Reproduce each line from the records that holds "matplotlib".

--- Begin RECORDS FOR THIS EXERCISE ---

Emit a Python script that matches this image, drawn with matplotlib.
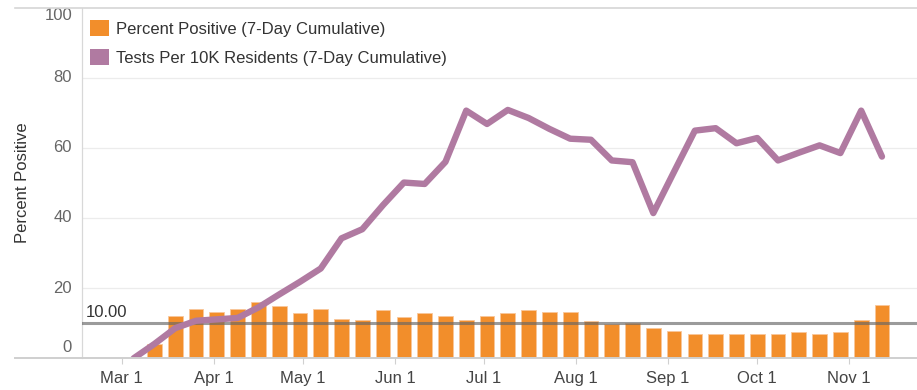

--- End RECORDS FOR THIS EXERCISE ---
--- Begin RECORDS FOR THIS EXERCISE ---

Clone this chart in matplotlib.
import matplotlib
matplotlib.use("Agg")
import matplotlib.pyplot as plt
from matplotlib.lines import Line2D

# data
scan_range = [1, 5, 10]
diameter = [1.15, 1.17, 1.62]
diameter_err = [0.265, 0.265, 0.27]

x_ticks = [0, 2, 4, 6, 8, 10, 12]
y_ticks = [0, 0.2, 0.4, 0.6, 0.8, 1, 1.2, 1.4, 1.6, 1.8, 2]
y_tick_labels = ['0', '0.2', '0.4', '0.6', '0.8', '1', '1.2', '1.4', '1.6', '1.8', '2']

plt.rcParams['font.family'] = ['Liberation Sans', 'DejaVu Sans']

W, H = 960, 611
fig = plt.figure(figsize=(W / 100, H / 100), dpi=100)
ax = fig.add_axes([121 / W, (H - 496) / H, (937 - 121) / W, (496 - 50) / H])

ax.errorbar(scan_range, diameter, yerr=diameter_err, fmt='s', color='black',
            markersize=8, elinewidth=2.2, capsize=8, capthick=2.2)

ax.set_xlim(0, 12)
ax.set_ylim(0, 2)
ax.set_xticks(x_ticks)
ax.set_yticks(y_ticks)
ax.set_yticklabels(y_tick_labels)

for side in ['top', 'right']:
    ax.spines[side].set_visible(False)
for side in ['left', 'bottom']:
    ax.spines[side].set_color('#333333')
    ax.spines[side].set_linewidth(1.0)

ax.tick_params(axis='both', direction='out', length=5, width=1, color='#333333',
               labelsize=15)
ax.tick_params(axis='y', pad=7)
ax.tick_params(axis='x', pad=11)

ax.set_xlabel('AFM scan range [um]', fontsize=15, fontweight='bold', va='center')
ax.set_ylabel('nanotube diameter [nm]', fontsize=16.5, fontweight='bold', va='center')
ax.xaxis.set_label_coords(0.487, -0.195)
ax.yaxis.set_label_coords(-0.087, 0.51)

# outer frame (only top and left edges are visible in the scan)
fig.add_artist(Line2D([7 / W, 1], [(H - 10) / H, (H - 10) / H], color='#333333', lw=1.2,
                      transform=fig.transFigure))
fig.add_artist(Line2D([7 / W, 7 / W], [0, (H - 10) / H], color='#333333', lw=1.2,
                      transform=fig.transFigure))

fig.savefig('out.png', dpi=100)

--- End RECORDS FOR THIS EXERCISE ---
--- Begin RECORDS FOR THIS EXERCISE ---

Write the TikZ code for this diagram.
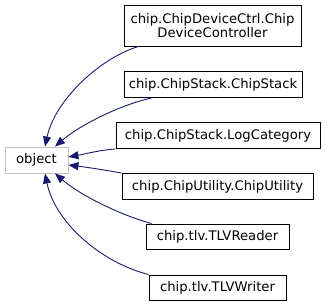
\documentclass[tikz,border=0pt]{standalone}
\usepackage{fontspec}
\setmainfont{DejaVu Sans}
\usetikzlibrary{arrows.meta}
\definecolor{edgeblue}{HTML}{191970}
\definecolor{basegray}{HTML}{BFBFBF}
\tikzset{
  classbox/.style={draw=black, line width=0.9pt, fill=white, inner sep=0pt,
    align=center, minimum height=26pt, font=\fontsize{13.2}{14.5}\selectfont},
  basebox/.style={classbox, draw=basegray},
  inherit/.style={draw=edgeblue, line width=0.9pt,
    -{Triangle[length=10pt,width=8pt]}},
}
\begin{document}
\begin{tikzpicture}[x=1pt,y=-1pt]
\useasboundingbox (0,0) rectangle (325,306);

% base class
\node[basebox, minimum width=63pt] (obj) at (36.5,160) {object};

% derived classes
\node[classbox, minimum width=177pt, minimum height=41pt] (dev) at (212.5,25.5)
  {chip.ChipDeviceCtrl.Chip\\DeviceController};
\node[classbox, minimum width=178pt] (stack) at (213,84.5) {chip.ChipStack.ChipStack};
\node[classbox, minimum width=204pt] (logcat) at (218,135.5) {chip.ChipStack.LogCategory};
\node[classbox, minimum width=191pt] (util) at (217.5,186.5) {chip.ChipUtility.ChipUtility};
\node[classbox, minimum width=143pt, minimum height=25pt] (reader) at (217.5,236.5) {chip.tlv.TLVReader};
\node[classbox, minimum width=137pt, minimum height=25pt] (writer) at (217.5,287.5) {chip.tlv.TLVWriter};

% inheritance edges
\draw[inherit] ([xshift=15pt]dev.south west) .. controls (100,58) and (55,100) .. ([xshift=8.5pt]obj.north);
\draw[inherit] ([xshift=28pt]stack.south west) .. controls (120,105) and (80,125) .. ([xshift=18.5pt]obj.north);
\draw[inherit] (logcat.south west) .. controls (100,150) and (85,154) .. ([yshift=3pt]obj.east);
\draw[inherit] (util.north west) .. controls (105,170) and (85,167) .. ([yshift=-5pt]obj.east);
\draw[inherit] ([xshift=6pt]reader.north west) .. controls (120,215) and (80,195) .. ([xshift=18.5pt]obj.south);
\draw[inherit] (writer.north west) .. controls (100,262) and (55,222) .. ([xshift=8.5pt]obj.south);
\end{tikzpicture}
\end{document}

--- End RECORDS FOR THIS EXERCISE ---

PROBLEM SOLUTION -
Emit a Python script that matches this image, drawn with matplotlib.
Clone this chart in matplotlib.
import matplotlib
matplotlib.use("Agg")
import matplotlib.pyplot as plt
from matplotlib.lines import Line2D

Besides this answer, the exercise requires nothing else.